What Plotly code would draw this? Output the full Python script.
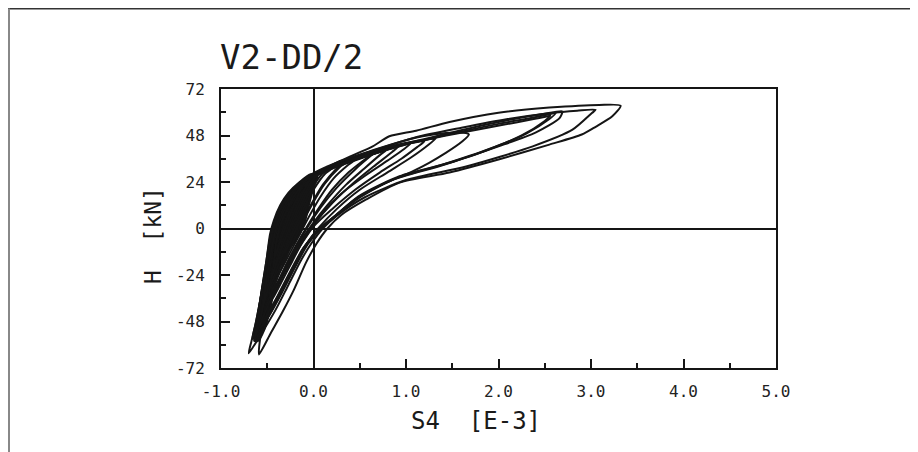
import plotly.graph_objects as go

# ---------------- data ----------------
title_text = "V2-DD/2"
x_title = "S4  [E-3]"
y_title = "H  [kN]"
x_tickvals = [-1.0, 0.0, 1.0, 2.0, 3.0, 4.0, 5.0]
x_ticktext = ["-1.0", "0.0", "1.0", "2.0", "3.0", "4.0", "5.0"]
y_tickvals = [-72, -48, -24, 0, 24, 48, 72]
y_ticktext = ["-72", "-48", "-24", "0", "24", "48", "72"]

# cycle with largest positive excursion (tip ~3.32 / 63)
s4_f = [3.32, 3.23, 3.05, 2.9, 2.55, 2.0, 1.47, 0.93, 0.57, 0.30, 0.15, 0.03, -0.08, -0.21, -0.34, -0.46, -0.59,
        -0.58, -0.53, -0.47, -0.41, -0.33, -0.20, 0.00, 0.28, 0.64, 0.82, 1.11, 1.47, 2.00, 2.55, 3.09, 3.32]
h_f = [63.4, 57.9, 52.5, 48.5, 43.3, 35.6, 28.9, 23.7, 15.0, 7.0, 0.0, -8.0, -17.5, -31.4, -43.5, -53.8, -65.0,
       -58, -45, -28, -8, 6, 18.5, 27.5, 34.7, 42.4, 47.6, 50.5, 55.0, 59.8, 62.4, 63.8, 63.4]

s4_e = [3.05, 3.01, 2.80, 2.37, 1.65, 1.00, 0.55, 0.25, 0.10, -0.02, -0.13, -0.27, -0.41, -0.56, -0.70,
        -0.67, -0.62, -0.56, -0.50, -0.45, -0.38, -0.28, -0.15, -0.02, 0.30, 0.70, 1.10, 1.60, 2.10, 2.55, 2.85, 3.05]
h_e = [61.3, 59.6, 51.0, 42.4, 32.0, 25.0, 16.0, 6.5, 0.0, -7.5, -16, -29, -42, -54, -64.4,
       -58, -48, -33, -17, -2, 7, 15, 22, 27.5, 34, 41, 47, 52, 56.5, 59.5, 60.8, 61.3]

s4_d1 = [2.69, 2.66, 2.40, 2.00, 1.47, 0.93, 0.50, 0.22, 0.08, -0.06, -0.20, -0.34, -0.48, -0.59, -0.66,
         -0.63, -0.58, -0.52, -0.47, -0.42, -0.33, -0.22, -0.08, 0.15, 0.50, 0.93, 1.40, 2.00, 2.40, 2.60, 2.69]
h_d1 = [60.5, 57.0, 49.5, 42.4, 33.9, 27.0, 17.0, 6.0, 0.0, -8, -20, -33, -45, -53, -57,
        -50, -38, -22, -8, 2, 11, 18, 24.5, 30, 36, 43, 48.5, 55, 58.5, 60, 60.5]

s4_d2 = [2.62, 2.55, 2.30, 1.90, 1.40, 0.90, 0.48, 0.20, 0.05, -0.09, -0.23, -0.36, -0.48, -0.57, -0.62,
         -0.60, -0.55, -0.50, -0.45, -0.40, -0.32, -0.20, -0.06, 0.18, 0.55, 1.00, 1.50, 2.00, 2.35, 2.55, 2.62]
h_d2 = [59.6, 56.5, 49.0, 41.0, 33.0, 26.0, 16.0, 5.0, -1.0, -9, -21, -33, -44, -51, -55,
        -48, -36, -21, -7, 3, 12, 19.5, 25.5, 31, 37, 43.5, 49, 54, 57, 59, 59.6]

s4_d3 = [2.56, 2.50, 2.25, 1.85, 1.35, 0.85, 0.45, 0.18, 0.03, -0.11, -0.25, -0.38, -0.50, -0.58, -0.61,
         -0.58, -0.54, -0.49, -0.44, -0.39, -0.31, -0.19, -0.05, 0.20, 0.58, 1.05, 1.55, 2.05, 2.38, 2.52, 2.56]
h_d3 = [58.2, 55.5, 48.0, 40.0, 32.0, 25.0, 15.0, 4.0, -2.0, -10, -22, -34, -45, -52, -54,
        -46, -33, -18, -5, 4, 12.5, 20, 26, 31.5, 37.5, 44, 49, 53.5, 56.5, 57.8, 58.2]

s4_c = [1.68, 1.61, 1.43, 1.25, 1.07, 0.80, 0.50, 0.22, 0.04, -0.10, -0.23, -0.36, -0.47, -0.55, -0.60,
        -0.58, -0.54, -0.49, -0.45, -0.40, -0.32, -0.20, -0.05, 0.20, 0.50, 0.85, 1.18, 1.43, 1.65, 1.68]
h_c = [48.5, 45.0, 39.0, 33.9, 29.5, 24.0, 16.0, 6.0, -1.0, -10, -22, -34, -44, -50, -52,
       -45, -33, -18, -5, 4, 12, 19.5, 26, 32, 38, 43.5, 47.6, 49.3, 49.3, 48.5]

s4_b1 = [1.32, 1.25, 1.05, 0.80, 0.50, 0.25, 0.05, -0.09, -0.22, -0.35, -0.46, -0.54, -0.57,
         -0.55, -0.50, -0.46, -0.41, -0.33, -0.21, -0.06, 0.20, 0.50, 0.85, 1.10, 1.30, 1.32]
h_b1 = [46.5, 43.5, 36.5, 29.0, 20.0, 10.0, 0.0, -9, -20, -32, -41, -47, -49,
        -42, -28, -13, 0, 10, 18.5, 25.5, 32, 37.5, 42.5, 45.0, 46.5, 46.5]

s4_b2 = [1.20, 1.12, 0.95, 0.72, 0.45, 0.20, 0.00, -0.13, -0.27, -0.38, -0.47, -0.53,
         -0.52, -0.48, -0.44, -0.38, -0.30, -0.18, -0.04, 0.22, 0.55, 0.88, 1.10, 1.20]
h_b2 = [45.0, 42.0, 36.0, 29.0, 20.0, 10.0, 1.0, -8, -19, -29, -38, -44,
        -38, -25, -11, 1, 11, 19.5, 26, 32, 38, 42.5, 44.5, 45.0]

s4_b3 = [1.05, 0.98, 0.80, 0.55, 0.30, 0.10, -0.05, -0.18, -0.31, -0.41, -0.48, -0.51,
         -0.47, -0.43, -0.37, -0.28, -0.16, -0.02, 0.25, 0.55, 0.85, 1.02, 1.05]
h_b3 = [44.0, 41.0, 35.0, 27.0, 18.0, 8.0, -1.0, -10, -21, -31, -38, -40,
        -27, -13, 0, 11, 20, 26.5, 33, 38.5, 42.5, 44, 44.0]

s4_b4 = [0.92, 0.85, 0.65, 0.42, 0.20, 0.02, -0.11, -0.23, -0.35, -0.44, -0.49,
         -0.46, -0.42, -0.36, -0.27, -0.15, 0.00, 0.25, 0.55, 0.80, 0.92]
h_b4 = [42.5, 39.5, 32.0, 23.0, 13.0, 3.0, -6, -17, -28, -36, -39,
        -27, -13, -1, 10, 19.5, 26.5, 32.5, 38, 41.5, 42.5]

s4_b5 = [0.80, 0.72, 0.55, 0.35, 0.15, 0.00, -0.13, -0.25, -0.36, -0.44, -0.48,
         -0.45, -0.41, -0.35, -0.26, -0.14, 0.02, 0.28, 0.55, 0.75, 0.80]
h_b5 = [41.0, 38.0, 31.0, 22.5, 12.0, 3.0, -6, -17, -27, -34, -36,
        -24, -11, 0, 10.5, 20, 27, 33, 38, 40.5, 41.0]

s4_s1 = [0.62, 0.55, 0.38, 0.20, 0.05, -0.07, -0.18, -0.29, -0.39, -0.46, -0.48,
         -0.45, -0.41, -0.35, -0.26, -0.13, 0.02, 0.25, 0.48, 0.62]
h_s1 = [38.0, 35.5, 29.0, 20.0, 10.0, 1.0, -8, -18, -28, -34, -35,
        -22, -9, 2, 11.5, 20.5, 27, 32.5, 36.5, 38.0]

s4_s2 = [0.45, 0.38, 0.22, 0.07, -0.05, -0.16, -0.27, -0.37, -0.45, -0.47,
         -0.44, -0.40, -0.34, -0.25, -0.12, 0.03, 0.22, 0.38, 0.45]
h_s2 = [35.5, 33.0, 26.0, 16.0, 6.0, -4, -14, -23, -30, -31,
        -19, -7, 3, 12, 21, 27.5, 32, 34.5, 35.5]

s4_s3 = [0.30, 0.24, 0.10, -0.03, -0.14, -0.24, -0.34, -0.42, -0.46,
         -0.43, -0.39, -0.33, -0.23, -0.10, 0.05, 0.22, 0.30]
h_s3 = [33.0, 30.5, 22.5, 12.0, 2.0, -8, -18, -25, -28,
        -16, -4, 5, 13.5, 22, 28, 31.5, 33.0]

s4_s4 = [0.15, 0.08, -0.04, -0.14, -0.23, -0.32, -0.40, -0.44,
         -0.42, -0.38, -0.31, -0.21, -0.08, 0.06, 0.15]
h_s4 = [30.5, 27.5, 19.0, 9.0, -1.0, -10, -19, -24,
        -13, -2, 7, 15, 23, 28.5, 30.5]

s4_s5 = [0.02, -0.04, -0.14, -0.23, -0.31, -0.38, -0.43,
         -0.41, -0.36, -0.29, -0.18, -0.06, 0.02]
h_s5 = [28.0, 25.0, 16.0, 6.0, -4, -13, -20,
        -10, 0, 8.5, 17, 24.5, 28.0]

s4_s6 = [-0.08, -0.14, -0.22, -0.30, -0.37, -0.42, -0.40, -0.35, -0.27, -0.17, -0.08]
h_s6 = [25.0, 20.0, 11.0, 1.0, -8, -15, -6, 3, 11.5, 19.5, 25.0]

s4_n1 = [0.35, 0.28, 0.12, -0.02, -0.13, -0.25, -0.36, -0.46, -0.55, -0.61, -0.64,
         -0.61, -0.57, -0.52, -0.47, -0.42, -0.34, -0.23, -0.10, 0.05, 0.25, 0.35]
h_n1 = [34.0, 31.5, 23.0, 12.0, 2.0, -10, -22, -34, -45, -53, -58,
        -48, -35, -20, -5, 4, 12.5, 20, 25.5, 29.5, 33, 34.0]

s4_n2 = [0.20, 0.13, 0.00, -0.11, -0.22, -0.33, -0.43, -0.52, -0.58, -0.60,
         -0.57, -0.53, -0.48, -0.43, -0.37, -0.29, -0.18, -0.05, 0.10, 0.20]
h_n2 = [31.0, 28.5, 20.0, 10.0, -1, -13, -25, -37, -46, -52,
        -44, -30, -15, -2, 7, 14.5, 21, 26.5, 30, 31.0]

s4_n3 = [0.05, -0.01, -0.12, -0.22, -0.32, -0.41, -0.49, -0.55, -0.57,
         -0.54, -0.50, -0.45, -0.40, -0.33, -0.23, -0.11, 0.05]
h_n3 = [28.0, 25.0, 16.0, 5.0, -7, -19, -31, -41, -47,
        -38, -24, -10, 1, 10, 17.5, 24, 28.0]

s4_n4 = [0.70, 0.62, 0.45, 0.25, 0.08, -0.06, -0.18, -0.31, -0.43, -0.53, -0.60, -0.63,
         -0.60, -0.56, -0.51, -0.46, -0.41, -0.33, -0.21, -0.07, 0.15, 0.45, 0.70]
h_n4 = [40.5, 37.5, 30.5, 21.0, 11.0, 1.0, -9, -21, -33, -44, -52, -56,
        -47, -34, -19, -5, 4, 12.5, 20, 26.5, 32, 37.5, 40.5]

# outline of the many densely overlapping small cycles (drawn solid, as in the print)
s4_core = [-0.03, 0.04, 0.00, -0.05, -0.09, -0.15, -0.25, -0.35, -0.42, -0.47, -0.53, -0.60, -0.64,
           -0.60, -0.56, -0.51, -0.47, -0.43, -0.36, -0.27, -0.15, -0.03]
h_core = [28.0, 27.0, 21.0, 12.0, 4.0, -3.0, -10.0, -18.0, -30.0, -42.0, -52.0, -58.0, -58.0,
          -45.0, -32.0, -17.0, -3.0, 4.0, 12.0, 18.5, 24.0, 28.0]

cycles = [
    (s4_f, h_f), (s4_e, h_e), (s4_d1, h_d1), (s4_d2, h_d2), (s4_d3, h_d3),
    (s4_c, h_c), (s4_b1, h_b1), (s4_b2, h_b2), (s4_b3, h_b3), (s4_b4, h_b4), (s4_b5, h_b5),
    (s4_s1, h_s1), (s4_s2, h_s2), (s4_s3, h_s3), (s4_s4, h_s4), (s4_s5, h_s5), (s4_s6, h_s6),
    (s4_n1, h_n1), (s4_n2, h_n2), (s4_n3, h_n3), (s4_n4, h_n4),
]

# ---------------- figure ----------------
FONT = "DejaVu Sans Mono"
INK = "#151515"
OFF = 8  # page body margin

fig = go.Figure()
fig.add_trace(go.Scatter(
    x=s4_core, y=h_core, mode="lines", fill="toself", fillcolor=INK,
    line=dict(color=INK, width=2.0, shape="spline", smoothing=0.7),
    hoverinfo="skip", showlegend=False,
))
for xs, ys in cycles:
    fig.add_trace(go.Scatter(
        x=xs, y=ys, mode="lines",
        line=dict(color=INK, width=2.0, shape="spline", smoothing=0.7),
        hoverinfo="skip", showlegend=False,
    ))

# target plot box in page pixels: x 221..776, y 89..368
L, T = 221 - OFF, 89 - OFF
W, H = 555, 279
R = 918 - L - W
B = 452 - T - H

def px(x):
    return (x - OFF - L) / W

def py(y):
    return (T + H - (y - OFF)) / H

axis_common = dict(
    showline=True, linecolor=INK, linewidth=2, mirror=True,
    showgrid=False, ticks="inside", ticklen=9, tickwidth=1.5, tickcolor=INK,
    zeroline=True, zerolinecolor=INK, zerolinewidth=1.6,
    tickfont=dict(family=FONT, size=16, color="#222"),
)

fig.update_xaxes(
    range=[-1.0, 5.0], tickmode="array", tickvals=x_tickvals, ticktext=x_ticktext,
    minor=dict(ticks="inside", ticklen=5, tickwidth=1.5, tickcolor=INK, dtick=0.5, tick0=0, showgrid=False),
    ticklabelstandoff=8, **axis_common,
)
fig.update_yaxes(
    range=[-72, 72], tickmode="array", tickvals=y_tickvals, ticktext=y_ticktext,
    minor=dict(ticks="inside", ticklen=5, tickwidth=1.5, tickcolor=INK, dtick=12, tick0=0, showgrid=False),
    ticklabelstandoff=11, **axis_common,
)

fig.update_layout(
    width=918, height=452,
    margin=dict(l=L, r=R, t=T, b=B, pad=0),
    paper_bgcolor="white", plot_bgcolor="white",
    showlegend=False,
    annotations=[
        dict(text=title_text, x=px(218), y=py(57), xref="paper", yref="paper",
             xanchor="left", yanchor="middle", showarrow=False,
             font=dict(family=FONT, size=34, color="#1a1a1a")),
        dict(text=x_title, x=px(476), y=py(421), xref="paper", yref="paper",
             xanchor="center", yanchor="middle", showarrow=False,
             font=dict(family=FONT, size=24, color="#1a1a1a")),
        dict(text=y_title, x=px(153), y=py(236), xref="paper", yref="paper",
             xanchor="center", yanchor="middle", showarrow=False, textangle=-90,
             font=dict(family=FONT, size=23, color="#1a1a1a")),
    ],
    shapes=[
        dict(type="line", xref="paper", yref="paper", x0=px(0), x1=px(930), y0=py(8.5), y1=py(8.5),
             line=dict(color="#333", width=2)),
        dict(type="line", xref="paper", yref="paper", x0=px(9), x1=px(9), y0=py(8.5), y1=py(460),
             line=dict(color="#888", width=2)),
    ],
)

fig.write_html("out.html")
********************
### Written problem
Quote, exactly and only, the lines from the first line of the data above through the line containing "62.4, 63.8, 63.4]". The pictures do not belong in it.

### The completed task
What Plotly code would draw this? Output the full Python script.
import plotly.graph_objects as go

# ---------------- data ----------------
title_text = "V2-DD/2"
x_title = "S4  [E-3]"
y_title = "H  [kN]"
x_tickvals = [-1.0, 0.0, 1.0, 2.0, 3.0, 4.0, 5.0]
x_ticktext = ["-1.0", "0.0", "1.0", "2.0", "3.0", "4.0", "5.0"]
y_tickvals = [-72, -48, -24, 0, 24, 48, 72]
y_ticktext = ["-72", "-48", "-24", "0", "24", "48", "72"]

# cycle with largest positive excursion (tip ~3.32 / 63)
s4_f = [3.32, 3.23, 3.05, 2.9, 2.55, 2.0, 1.47, 0.93, 0.57, 0.30, 0.15, 0.03, -0.08, -0.21, -0.34, -0.46, -0.59,
        -0.58, -0.53, -0.47, -0.41, -0.33, -0.20, 0.00, 0.28, 0.64, 0.82, 1.11, 1.47, 2.00, 2.55, 3.09, 3.32]
h_f = [63.4, 57.9, 52.5, 48.5, 43.3, 35.6, 28.9, 23.7, 15.0, 7.0, 0.0, -8.0, -17.5, -31.4, -43.5, -53.8, -65.0,
       -58, -45, -28, -8, 6, 18.5, 27.5, 34.7, 42.4, 47.6, 50.5, 55.0, 59.8, 62.4, 63.8, 63.4]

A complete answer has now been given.